Services de rétention et de formation du sol

En 2011, les mesures de la turbidité les plus élevées au Canada pour des eaux de surface approvisionnant les usines d’eau potable ont été prises dans les Prairies, notamment dans la région de drainage Assiniboine-Rouge 83 . Bien que des mesures élevées de la turbidité ne soient pas nécessairement représentatives de tous les plans d’eau de la région de drainage, les résultats montrent la valeur et la demande relatives aux services de régulation de la qualité de l’eau fournis par les milieux humides.

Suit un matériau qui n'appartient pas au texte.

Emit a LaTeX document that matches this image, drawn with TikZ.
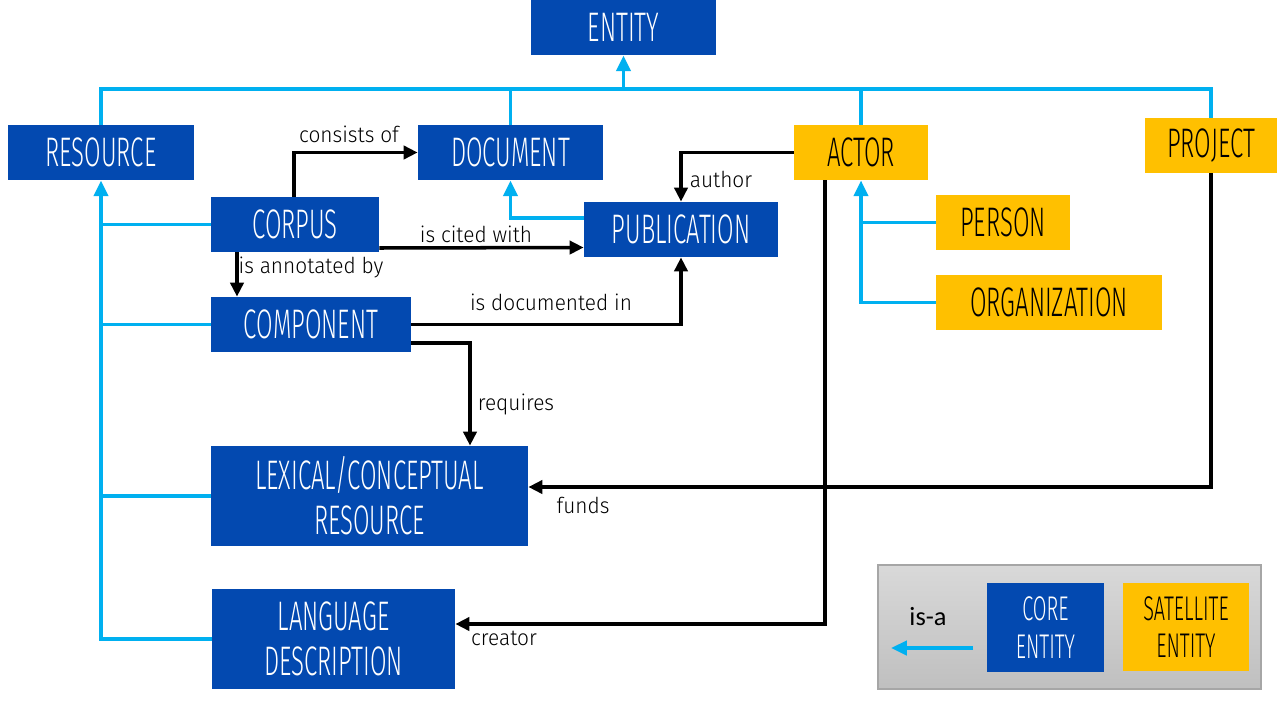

Services de prestation d’habitats

La demande de services de prestation d’habitats est forte dans la région de drainage Assiniboine-Rouge, parce qu’on y trouve de grandes zones agricoles et que les paysages naturels y sont fragmentés. Bien que les cuvettes des Prairies représentent seulement 10 % de l’aire de reproduction du gibier d’eau du continent, elles produisent la moitié du gibier d’eau de l’Amérique du Nord au cours d’une année moyenne 84 . Une étude portant sur les petits milieux humides du bassin hydrographique du ruisseau Tobacco a révélé qu’une remise en état peut s’avérer un moyen efficient et économique d’établir des habitats, particulièrement pour le gibier d’eau, ainsi que d’améliorer la qualité de l’eau 85 .

La comparaison de l’offre ou de l’étendue des milieux humides par rapport aux nombreuses demandes pour les services qu’ils offrent peut contribuer à démontrer la valeur des BSE produits par les milieux humides. Dans le cas de la région de drainage Assiniboine-Rouge, les nombreuses demandes pour des BSE produits par les milieux humides par rapport à la faible offre illustrent dans quelle mesure la valeur des BSE produits par les milieux humides dans cette région de drainage pourrait être considérée comme l’une des plus élevées au Canada.